§ **PROBLEM STATEMENT**
Retype only the lines below from the one with "Output the web" to the one with "const pNotes = ['p<0.01', 'p<0.05', 'p<0.05'];", inclusive, skipping every image.

§ **MATERIAL**

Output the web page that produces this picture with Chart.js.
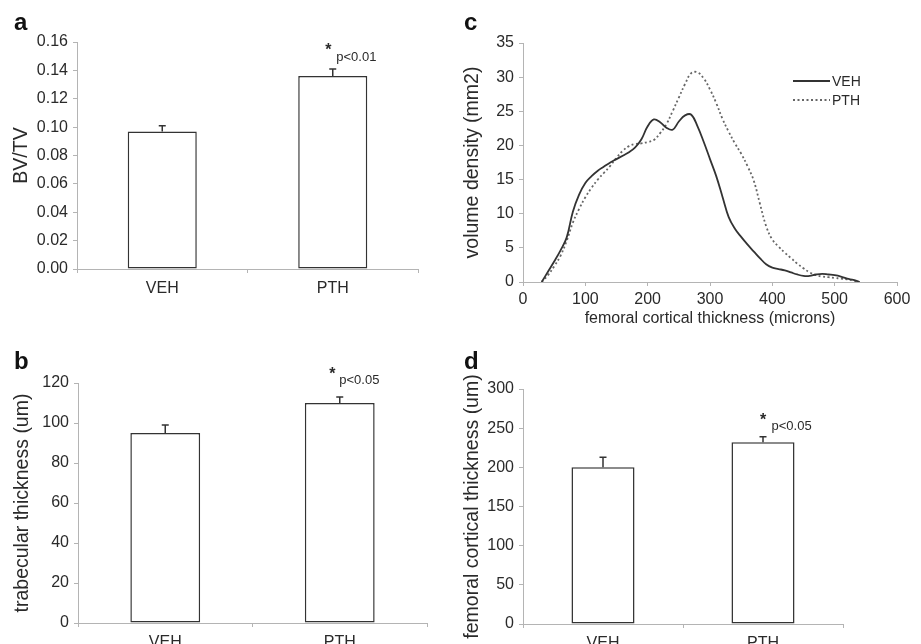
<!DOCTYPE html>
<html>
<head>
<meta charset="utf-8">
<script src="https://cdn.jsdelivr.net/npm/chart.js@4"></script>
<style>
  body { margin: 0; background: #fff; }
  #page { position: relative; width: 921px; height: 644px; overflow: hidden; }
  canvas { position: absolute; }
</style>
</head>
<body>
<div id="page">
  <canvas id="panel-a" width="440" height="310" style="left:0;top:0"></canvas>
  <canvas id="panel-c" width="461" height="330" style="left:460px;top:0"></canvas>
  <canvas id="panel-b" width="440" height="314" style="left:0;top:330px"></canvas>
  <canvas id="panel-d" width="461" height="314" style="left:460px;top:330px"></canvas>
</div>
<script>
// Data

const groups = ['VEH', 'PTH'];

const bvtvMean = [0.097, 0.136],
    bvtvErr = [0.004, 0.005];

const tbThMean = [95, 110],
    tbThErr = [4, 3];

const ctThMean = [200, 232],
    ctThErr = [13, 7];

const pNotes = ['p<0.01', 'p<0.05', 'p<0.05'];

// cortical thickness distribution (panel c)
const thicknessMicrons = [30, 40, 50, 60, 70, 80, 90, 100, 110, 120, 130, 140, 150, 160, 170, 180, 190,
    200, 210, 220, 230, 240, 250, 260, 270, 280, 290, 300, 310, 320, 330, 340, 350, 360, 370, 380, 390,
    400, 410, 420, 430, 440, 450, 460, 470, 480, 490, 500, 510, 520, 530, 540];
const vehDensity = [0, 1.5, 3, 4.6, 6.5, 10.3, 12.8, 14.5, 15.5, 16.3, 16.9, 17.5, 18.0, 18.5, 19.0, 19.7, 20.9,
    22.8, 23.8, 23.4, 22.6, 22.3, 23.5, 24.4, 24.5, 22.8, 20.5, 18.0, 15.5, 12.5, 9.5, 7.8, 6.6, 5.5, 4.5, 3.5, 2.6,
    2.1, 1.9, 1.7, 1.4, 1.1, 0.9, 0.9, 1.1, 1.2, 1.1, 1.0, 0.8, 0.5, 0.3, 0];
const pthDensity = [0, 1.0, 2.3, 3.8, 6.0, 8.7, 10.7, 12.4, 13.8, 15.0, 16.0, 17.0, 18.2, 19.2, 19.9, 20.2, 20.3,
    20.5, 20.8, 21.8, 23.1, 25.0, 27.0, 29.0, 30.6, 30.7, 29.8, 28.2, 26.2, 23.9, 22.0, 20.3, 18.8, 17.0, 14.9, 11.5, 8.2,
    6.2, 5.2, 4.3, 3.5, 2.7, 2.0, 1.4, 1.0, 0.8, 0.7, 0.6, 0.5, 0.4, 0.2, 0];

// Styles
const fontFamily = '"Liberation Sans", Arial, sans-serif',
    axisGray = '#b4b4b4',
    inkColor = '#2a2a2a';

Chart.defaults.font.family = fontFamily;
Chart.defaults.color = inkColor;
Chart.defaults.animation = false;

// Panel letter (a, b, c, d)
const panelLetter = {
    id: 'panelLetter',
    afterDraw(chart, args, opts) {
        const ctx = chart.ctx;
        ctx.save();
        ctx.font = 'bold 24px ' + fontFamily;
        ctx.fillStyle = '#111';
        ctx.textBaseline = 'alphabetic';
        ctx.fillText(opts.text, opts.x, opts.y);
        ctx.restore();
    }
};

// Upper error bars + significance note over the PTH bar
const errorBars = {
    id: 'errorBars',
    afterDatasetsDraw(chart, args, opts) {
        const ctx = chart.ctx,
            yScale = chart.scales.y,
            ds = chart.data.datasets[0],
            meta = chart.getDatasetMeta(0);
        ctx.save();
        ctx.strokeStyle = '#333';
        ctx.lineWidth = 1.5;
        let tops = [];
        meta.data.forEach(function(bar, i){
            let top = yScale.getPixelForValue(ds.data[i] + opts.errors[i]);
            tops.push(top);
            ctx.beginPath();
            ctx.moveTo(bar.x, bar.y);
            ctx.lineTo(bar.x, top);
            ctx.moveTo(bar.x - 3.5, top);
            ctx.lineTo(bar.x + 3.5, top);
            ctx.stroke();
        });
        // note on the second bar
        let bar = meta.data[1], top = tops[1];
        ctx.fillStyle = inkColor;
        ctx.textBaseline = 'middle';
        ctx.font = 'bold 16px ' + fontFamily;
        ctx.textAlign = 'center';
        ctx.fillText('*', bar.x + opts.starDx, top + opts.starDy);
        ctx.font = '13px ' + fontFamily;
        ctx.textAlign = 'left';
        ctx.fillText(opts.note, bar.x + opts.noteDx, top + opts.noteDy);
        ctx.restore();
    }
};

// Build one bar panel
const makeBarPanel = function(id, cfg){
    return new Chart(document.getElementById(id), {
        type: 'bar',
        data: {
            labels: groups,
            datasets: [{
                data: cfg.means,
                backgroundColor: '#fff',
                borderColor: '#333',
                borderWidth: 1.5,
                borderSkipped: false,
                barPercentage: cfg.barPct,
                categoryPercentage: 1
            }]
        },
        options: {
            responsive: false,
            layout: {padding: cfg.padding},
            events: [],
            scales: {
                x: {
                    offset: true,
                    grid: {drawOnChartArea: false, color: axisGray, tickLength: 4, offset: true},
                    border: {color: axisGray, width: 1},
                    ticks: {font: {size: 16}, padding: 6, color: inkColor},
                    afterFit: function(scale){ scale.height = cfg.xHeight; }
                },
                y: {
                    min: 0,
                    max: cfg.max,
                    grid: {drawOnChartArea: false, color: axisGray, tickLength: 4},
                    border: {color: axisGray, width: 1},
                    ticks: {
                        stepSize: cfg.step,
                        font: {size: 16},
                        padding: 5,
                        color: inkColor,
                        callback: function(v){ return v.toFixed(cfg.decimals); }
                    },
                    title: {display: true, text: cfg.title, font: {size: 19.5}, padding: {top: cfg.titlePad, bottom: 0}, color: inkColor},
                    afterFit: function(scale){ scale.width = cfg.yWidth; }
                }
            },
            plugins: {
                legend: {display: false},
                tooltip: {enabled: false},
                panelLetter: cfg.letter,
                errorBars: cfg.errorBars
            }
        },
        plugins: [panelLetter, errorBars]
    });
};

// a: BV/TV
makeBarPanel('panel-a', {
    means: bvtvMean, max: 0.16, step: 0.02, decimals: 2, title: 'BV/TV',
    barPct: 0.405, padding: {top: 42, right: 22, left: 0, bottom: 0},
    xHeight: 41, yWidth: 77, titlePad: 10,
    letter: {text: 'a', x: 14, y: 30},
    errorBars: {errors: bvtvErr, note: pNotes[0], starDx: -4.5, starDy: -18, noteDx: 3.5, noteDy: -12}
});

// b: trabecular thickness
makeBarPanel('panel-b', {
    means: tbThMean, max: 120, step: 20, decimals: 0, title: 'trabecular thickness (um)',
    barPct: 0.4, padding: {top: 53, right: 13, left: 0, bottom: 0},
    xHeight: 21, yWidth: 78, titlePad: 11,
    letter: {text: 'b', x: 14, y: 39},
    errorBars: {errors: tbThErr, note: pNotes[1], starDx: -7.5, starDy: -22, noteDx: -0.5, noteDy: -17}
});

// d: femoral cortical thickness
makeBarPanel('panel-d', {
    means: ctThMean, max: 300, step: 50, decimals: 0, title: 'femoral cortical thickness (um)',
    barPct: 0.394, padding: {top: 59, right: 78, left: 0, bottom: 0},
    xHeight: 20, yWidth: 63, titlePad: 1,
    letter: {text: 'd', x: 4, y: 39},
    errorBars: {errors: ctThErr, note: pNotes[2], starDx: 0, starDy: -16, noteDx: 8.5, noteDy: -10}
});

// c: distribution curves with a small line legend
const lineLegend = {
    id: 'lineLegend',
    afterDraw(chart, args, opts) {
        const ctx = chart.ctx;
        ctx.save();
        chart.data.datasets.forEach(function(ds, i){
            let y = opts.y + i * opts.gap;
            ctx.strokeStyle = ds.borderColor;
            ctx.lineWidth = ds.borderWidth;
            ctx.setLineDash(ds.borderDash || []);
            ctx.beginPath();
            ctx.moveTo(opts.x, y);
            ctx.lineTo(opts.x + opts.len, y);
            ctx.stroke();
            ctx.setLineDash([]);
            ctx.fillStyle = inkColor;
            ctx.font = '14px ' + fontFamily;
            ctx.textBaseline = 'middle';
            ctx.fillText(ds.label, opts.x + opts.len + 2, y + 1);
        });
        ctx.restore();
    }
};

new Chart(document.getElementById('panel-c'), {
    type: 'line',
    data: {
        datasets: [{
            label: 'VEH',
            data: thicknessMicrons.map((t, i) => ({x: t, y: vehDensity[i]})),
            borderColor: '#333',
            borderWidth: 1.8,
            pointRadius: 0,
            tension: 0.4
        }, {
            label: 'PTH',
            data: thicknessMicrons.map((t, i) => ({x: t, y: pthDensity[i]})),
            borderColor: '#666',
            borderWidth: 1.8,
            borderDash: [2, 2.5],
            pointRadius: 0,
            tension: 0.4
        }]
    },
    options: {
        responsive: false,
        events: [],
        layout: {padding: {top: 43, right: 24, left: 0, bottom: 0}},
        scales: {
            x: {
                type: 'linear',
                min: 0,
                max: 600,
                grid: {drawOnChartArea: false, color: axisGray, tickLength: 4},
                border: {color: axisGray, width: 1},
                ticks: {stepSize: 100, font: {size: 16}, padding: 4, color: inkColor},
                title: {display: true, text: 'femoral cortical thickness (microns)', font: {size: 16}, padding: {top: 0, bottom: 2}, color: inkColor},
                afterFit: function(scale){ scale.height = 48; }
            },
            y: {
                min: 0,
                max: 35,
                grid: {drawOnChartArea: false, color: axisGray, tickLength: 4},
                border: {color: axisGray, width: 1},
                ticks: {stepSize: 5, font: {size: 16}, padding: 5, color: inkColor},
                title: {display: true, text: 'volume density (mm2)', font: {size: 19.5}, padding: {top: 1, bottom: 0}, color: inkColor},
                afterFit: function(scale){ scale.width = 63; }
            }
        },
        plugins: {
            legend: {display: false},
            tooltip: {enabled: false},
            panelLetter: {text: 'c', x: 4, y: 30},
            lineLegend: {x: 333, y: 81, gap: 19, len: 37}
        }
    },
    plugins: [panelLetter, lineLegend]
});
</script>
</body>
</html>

* * *

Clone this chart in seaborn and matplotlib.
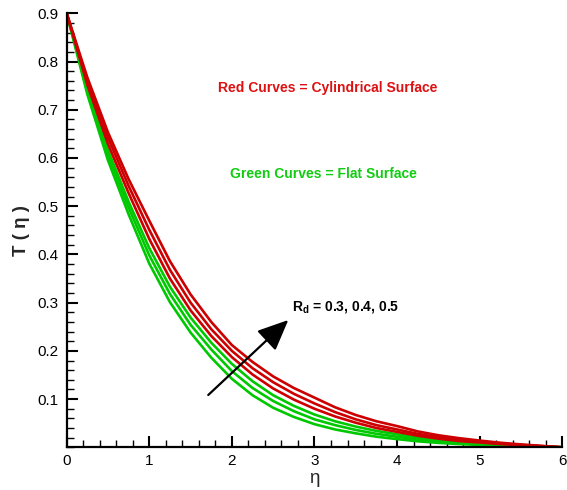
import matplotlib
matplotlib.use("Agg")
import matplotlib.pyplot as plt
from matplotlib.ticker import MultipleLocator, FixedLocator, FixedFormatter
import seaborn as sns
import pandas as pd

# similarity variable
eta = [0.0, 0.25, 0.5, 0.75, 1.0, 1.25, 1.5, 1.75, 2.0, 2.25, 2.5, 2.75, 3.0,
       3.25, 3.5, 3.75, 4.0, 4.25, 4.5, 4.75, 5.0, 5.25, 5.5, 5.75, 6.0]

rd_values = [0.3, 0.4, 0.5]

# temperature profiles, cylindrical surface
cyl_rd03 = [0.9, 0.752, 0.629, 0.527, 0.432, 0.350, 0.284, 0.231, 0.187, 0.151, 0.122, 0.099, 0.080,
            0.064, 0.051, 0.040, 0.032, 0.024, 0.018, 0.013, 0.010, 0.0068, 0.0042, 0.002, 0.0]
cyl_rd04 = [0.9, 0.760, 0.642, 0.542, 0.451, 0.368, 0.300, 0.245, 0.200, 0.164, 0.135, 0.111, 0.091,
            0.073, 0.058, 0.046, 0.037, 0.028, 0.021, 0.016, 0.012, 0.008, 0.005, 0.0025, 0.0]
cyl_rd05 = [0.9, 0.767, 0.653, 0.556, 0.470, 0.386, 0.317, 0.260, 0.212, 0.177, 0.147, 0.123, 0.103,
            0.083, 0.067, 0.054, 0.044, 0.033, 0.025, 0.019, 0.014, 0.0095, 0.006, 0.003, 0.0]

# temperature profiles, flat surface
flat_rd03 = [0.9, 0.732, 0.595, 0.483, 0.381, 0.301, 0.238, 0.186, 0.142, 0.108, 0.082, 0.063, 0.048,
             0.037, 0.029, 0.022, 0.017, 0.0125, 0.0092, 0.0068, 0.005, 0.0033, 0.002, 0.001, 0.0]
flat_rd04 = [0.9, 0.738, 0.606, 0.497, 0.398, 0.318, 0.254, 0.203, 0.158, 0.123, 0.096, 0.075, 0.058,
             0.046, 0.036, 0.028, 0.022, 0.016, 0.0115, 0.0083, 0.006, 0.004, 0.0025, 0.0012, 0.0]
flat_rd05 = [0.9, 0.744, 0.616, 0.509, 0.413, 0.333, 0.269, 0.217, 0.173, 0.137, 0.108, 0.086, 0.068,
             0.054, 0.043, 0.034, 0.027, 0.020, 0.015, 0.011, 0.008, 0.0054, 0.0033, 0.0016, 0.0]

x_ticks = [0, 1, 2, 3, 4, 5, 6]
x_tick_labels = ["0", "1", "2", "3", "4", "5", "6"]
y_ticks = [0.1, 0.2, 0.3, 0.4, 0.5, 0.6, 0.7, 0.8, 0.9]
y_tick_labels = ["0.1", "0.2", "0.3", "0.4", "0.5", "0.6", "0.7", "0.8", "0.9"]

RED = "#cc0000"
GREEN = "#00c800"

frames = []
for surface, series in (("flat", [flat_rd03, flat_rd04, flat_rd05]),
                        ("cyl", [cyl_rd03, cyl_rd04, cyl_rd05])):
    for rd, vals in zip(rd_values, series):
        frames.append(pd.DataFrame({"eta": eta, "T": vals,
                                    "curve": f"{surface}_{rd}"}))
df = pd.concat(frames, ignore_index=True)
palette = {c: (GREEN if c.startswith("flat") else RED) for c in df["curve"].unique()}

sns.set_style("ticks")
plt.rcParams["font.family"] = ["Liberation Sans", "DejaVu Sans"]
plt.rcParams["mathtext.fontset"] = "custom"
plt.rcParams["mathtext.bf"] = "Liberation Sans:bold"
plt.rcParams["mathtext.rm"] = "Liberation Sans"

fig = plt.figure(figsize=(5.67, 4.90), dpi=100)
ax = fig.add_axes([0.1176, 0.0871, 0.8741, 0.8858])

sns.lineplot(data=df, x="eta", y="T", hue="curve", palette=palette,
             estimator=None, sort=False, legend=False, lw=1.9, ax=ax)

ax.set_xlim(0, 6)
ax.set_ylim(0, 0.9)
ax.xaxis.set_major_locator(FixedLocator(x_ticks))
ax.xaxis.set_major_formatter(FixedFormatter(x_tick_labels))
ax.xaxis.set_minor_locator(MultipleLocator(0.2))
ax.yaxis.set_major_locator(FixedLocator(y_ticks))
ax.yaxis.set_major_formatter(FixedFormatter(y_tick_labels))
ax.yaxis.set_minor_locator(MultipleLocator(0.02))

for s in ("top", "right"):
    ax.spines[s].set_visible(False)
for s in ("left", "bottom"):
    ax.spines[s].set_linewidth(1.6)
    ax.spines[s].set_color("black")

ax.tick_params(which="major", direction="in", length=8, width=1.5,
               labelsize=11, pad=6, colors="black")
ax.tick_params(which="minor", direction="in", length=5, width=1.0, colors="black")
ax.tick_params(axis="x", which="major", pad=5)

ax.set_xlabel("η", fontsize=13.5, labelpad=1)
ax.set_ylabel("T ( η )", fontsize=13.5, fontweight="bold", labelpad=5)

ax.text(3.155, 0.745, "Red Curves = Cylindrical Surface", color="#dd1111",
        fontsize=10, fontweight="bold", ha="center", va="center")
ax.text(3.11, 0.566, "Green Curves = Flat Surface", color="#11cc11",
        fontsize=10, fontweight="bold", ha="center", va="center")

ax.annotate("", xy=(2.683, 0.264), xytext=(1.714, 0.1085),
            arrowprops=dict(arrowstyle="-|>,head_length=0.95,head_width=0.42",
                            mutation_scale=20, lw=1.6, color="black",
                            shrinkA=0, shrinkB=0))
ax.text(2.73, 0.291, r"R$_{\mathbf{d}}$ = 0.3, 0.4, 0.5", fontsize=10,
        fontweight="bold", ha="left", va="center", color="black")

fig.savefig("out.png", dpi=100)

§ **RESULT BELOW**
Output the web page that produces this picture with Chart.js.
<!DOCTYPE html>
<html>
<head>
<meta charset="utf-8">
<script src="https://cdn.jsdelivr.net/npm/chart.js@4"></script>
<style>
  body { margin: 0; background: #fff; }
  #page { position: relative; width: 921px; height: 644px; overflow: hidden; }
  canvas { position: absolute; }
</style>
</head>
<body>
<div id="page">
  <canvas id="panel-a" width="440" height="310" style="left:0;top:0"></canvas>
  <canvas id="panel-c" width="461" height="330" style="left:460px;top:0"></canvas>
  <canvas id="panel-b" width="440" height="314" style="left:0;top:330px"></canvas>
  <canvas id="panel-d" width="461" height="314" style="left:460px;top:330px"></canvas>
</div>
<script>
// Data

const groups = ['VEH', 'PTH'];

const bvtvMean = [0.097, 0.136],
    bvtvErr = [0.004, 0.005];

const tbThMean = [95, 110],
    tbThErr = [4, 3];

const ctThMean = [200, 232],
    ctThErr = [13, 7];

const pNotes = ['p<0.01', 'p<0.05', 'p<0.05'];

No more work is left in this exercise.